I note that section 2692 of the Code of Civil Procedure (as amd. by Laws of 1914, chap. 443), which is new, now specifically authorizes as proper procedure this custom, which the bar well knows has been constantly followed in the administration of estates without judicial interference or criticism whenever the payment has been but essentially premature.

We think that the decision in Matter of Engel (155 App. Div. 467) is neither precedent nor authority for the case at bar. In that case this court thought that it was not essential to *197revocation of Mrs. Engel’s letters that there must be danger of the fund or estate being lost, if the record clearly established that she had been guilty of conduct which rendered her unfit for the discharge of the duties of the office of an executor in that she appeared to have practically abandoned its duties and to have turned them over to her husband, who had intruded himself from the very first in the affairs which the testator had expressly confided to his executors.
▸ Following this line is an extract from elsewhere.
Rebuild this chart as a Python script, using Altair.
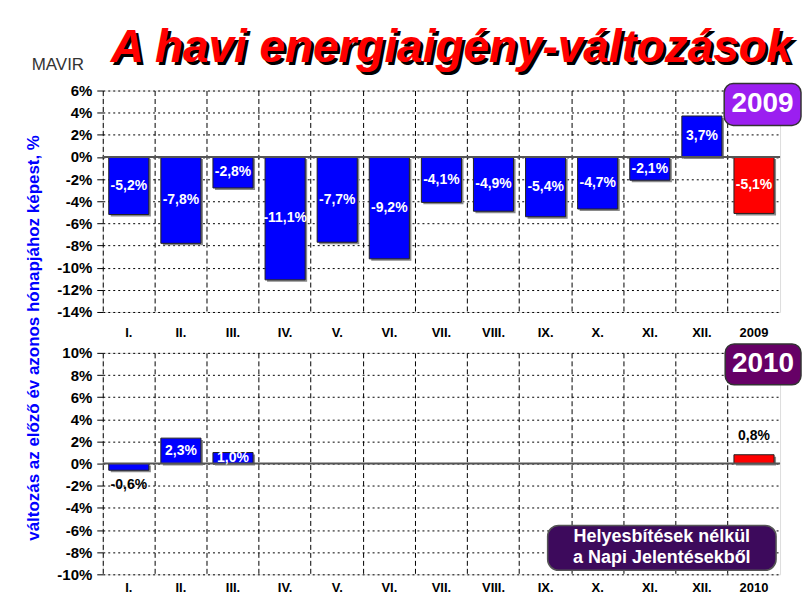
import altair as alt
import pandas as pd

# ---------------- data ----------------
months = ["I.", "II.", "III.", "IV.", "V.", "VI.", "VII.", "VIII.", "IX.", "X.", "XI.", "XII."]
cats_2009 = months + ["2009"]
vals_2009 = [-5.2, -7.8, -2.8, -11.1, -7.7, -9.2, -4.1, -4.9, -5.4, -4.7, -2.1, 3.7, -5.1]
cats_2010 = months + ["2010"]
vals_2010 = [-0.6, 2.3, 1.0, None, None, None, None, None, None, None, None, None, 0.8]
y_dom_2009 = [-14, 6]
y_dom_2010 = [-10, 10]
title_text = "A havi energiaigény-változások"
y_title_text = "változás az előző év azonos hónapjához képest, %"
note_lines = ["Helyesbítések nélkül", "a Napi Jelentésekből"]

FONT = "Liberation Sans"
W, H = 679, 222


def frame(cats, vals):
    rows = []
    for c, v in zip(cats, vals):
        if v is None:
            continue
        rows.append({
            "cat": c, "val": v, "mid": v / 2,
            "label": f"{v:.1f}%".replace(".", ","),
            "kind": "year" if c.isdigit() else "month",
            "place": "in" if abs(v) >= 0.9 else ("below" if v < 0 else "above"),
        })
    return pd.DataFrame(rows)


def one(text):
    return pd.DataFrame({"t": [text]})


def txt(text, x, y, **kw):
    return alt.Chart(one(text)).mark_text(**kw).encode(
        x=alt.value(x), y=alt.value(y), text="t:N")


def box(x, x2, y, y2, **kw):
    return alt.Chart(one("")).mark_rect(**kw).encode(
        x=alt.value(x), x2=alt.value(x2), y=alt.value(y), y2=alt.value(y2))


def panel(cats, vals, ydom, extras, xlab_pad):
    df = frame(cats, vals)
    base = alt.Chart(df)
    x = alt.X("cat:N", sort=cats, title=None,
              scale=alt.Scale(domain=cats, paddingInner=0, paddingOuter=0),
              axis=alt.Axis(labelAngle=0, ticks=False, domain=False, grid=True,
                            bandPosition=0, gridDash=[5, 3], gridColor="black",
                            gridWidth=1, labelPadding=xlab_pad, labelFont=FONT,
                            labelFontSize=13, labelFontWeight="bold",
                            labelColor="black"))
    yvals = list(range(ydom[0], ydom[1] + 1, 2))
    yscale = alt.Scale(domain=ydom, nice=False, zero=False)
    y = alt.Y("val:Q", title=None, scale=yscale,
              axis=alt.Axis(values=yvals, labelExpr="datum.value + '%'",
                            labelOverlap=False, grid=True, gridDash=[2, 3],
                            gridColor="black", gridWidth=1,
                            domain=False, tickSize=6, tickColor="black",
                            labelPadding=5, labelFont=FONT, labelFontSize=15,
                            labelFontWeight="bold", labelColor="black"))
    color = alt.Color("kind:N", legend=None,
                      scale=alt.Scale(domain=["month", "year"], range=["#0000FF", "#FF0000"]))
    shadow = base.mark_bar(color="#8a8a8a", xOffset=2, yOffset=2,
                           width=alt.RelativeBandSize(0.77)).encode(x=x, y=y)
    bars = base.mark_bar(stroke="#222222", strokeWidth=1,
                         width=alt.RelativeBandSize(0.77)).encode(x=x, y=y, color=color)
    zero = alt.Chart(pd.DataFrame({"val": [0]})).mark_rule(color="#555555", strokeWidth=2).encode(y=y)
    tstyle = dict(font=FONT, fontSize=14, fontWeight="bold", baseline="middle")
    t_in = base.transform_filter("datum.place === 'in'").transform_calculate(
        val="datum.mid").mark_text(color="white", **tstyle).encode(x=x, y=y, text="label:N")
    t_below = base.transform_filter("datum.place === 'below'").mark_text(
        color="black", dy=15, **tstyle).encode(x=x, y=y, text="label:N")
    t_above = base.transform_filter("datum.place === 'above'").mark_text(
        color="black", dy=-19, **tstyle).encode(x=x, y=y, text="label:N")
    return alt.layer(shadow, bars, zero, t_in, t_below, t_above, *extras).properties(width=W, height=H)


top_extras = [
    txt(".", -89, -76, opacity=0, align="left", baseline="top", fontSize=2),
    txt(title_text, 11, -26, font=FONT, fontSize=46, fontWeight="bold",
        fontStyle="italic", color="black", align="left", baseline="alphabetic"),
    txt(title_text, 8, -29, font=FONT, fontSize=46, fontWeight="bold",
        fontStyle="italic", color="#FF0000", align="left", baseline="alphabetic"),
    txt("MAVIR", -45, -21, font=FONT, fontSize=17, color="#333333", align="center",
        baseline="alphabetic"),
    txt(y_title_text, -69, 248, font=FONT, fontSize=17, fontWeight="bold", color="#0000FF",
        angle=270, align="center", baseline="middle"),
    box(623, 700, -7, 35, color="#9B1FF0", stroke="#333333", strokeWidth=1.5, cornerRadius=9),
    txt("2009", 661.5, 14, font=FONT, fontSize=28, fontWeight="bold", color="white",
        align="center", baseline="middle"),
]

bottom_extras = [
    txt(".", -89, 0, opacity=0, align="left", baseline="top", fontSize=2),
    box(624, 700, -9, 32, color="#660066", stroke="#333333", strokeWidth=1.5, cornerRadius=9),
    txt("2010", 662, 11.5, font=FONT, fontSize=28, fontWeight="bold", color="white",
        align="center", baseline="middle"),
    box(446, 675, 173, 218, color="#3D0A5C", stroke="#555555", strokeWidth=1.5, cornerRadius=11),
    txt(note_lines[0], 560.5, 185, font=FONT, fontSize=18, fontWeight="bold", color="white",
        align="center", baseline="middle"),
    txt(note_lines[1], 560.5, 206, font=FONT, fontSize=18, fontWeight="bold", color="white",
        align="center", baseline="middle"),
]

top = panel(cats_2009, vals_2009, y_dom_2009, top_extras, 15)
bottom = panel(cats_2010, vals_2010, y_dom_2010, bottom_extras, 7)

chart = alt.vconcat(top, bottom, spacing=41, bounds="flush").properties(
    padding={"left": 5, "top": 5, "right": 0, "bottom": 0}
).configure_view(stroke="black", strokeWidth=1).configure(background="white")

chart.save("out.html", embed_options={"renderer": "svg", "actions": False})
I quote practically the language of Woodward, J., in that case.

I advise that the decree be reversed and the matter be remitted to the Surrogate’s Court for procedure in accord with the opinion, but without costs.

Burr, Thomas, Stapleton and Rich, JJ., concurred.

Decree of the Surrogate’s Court of Kings county reversed and matter remitted to said court for procedure in accord with opinion, without costs.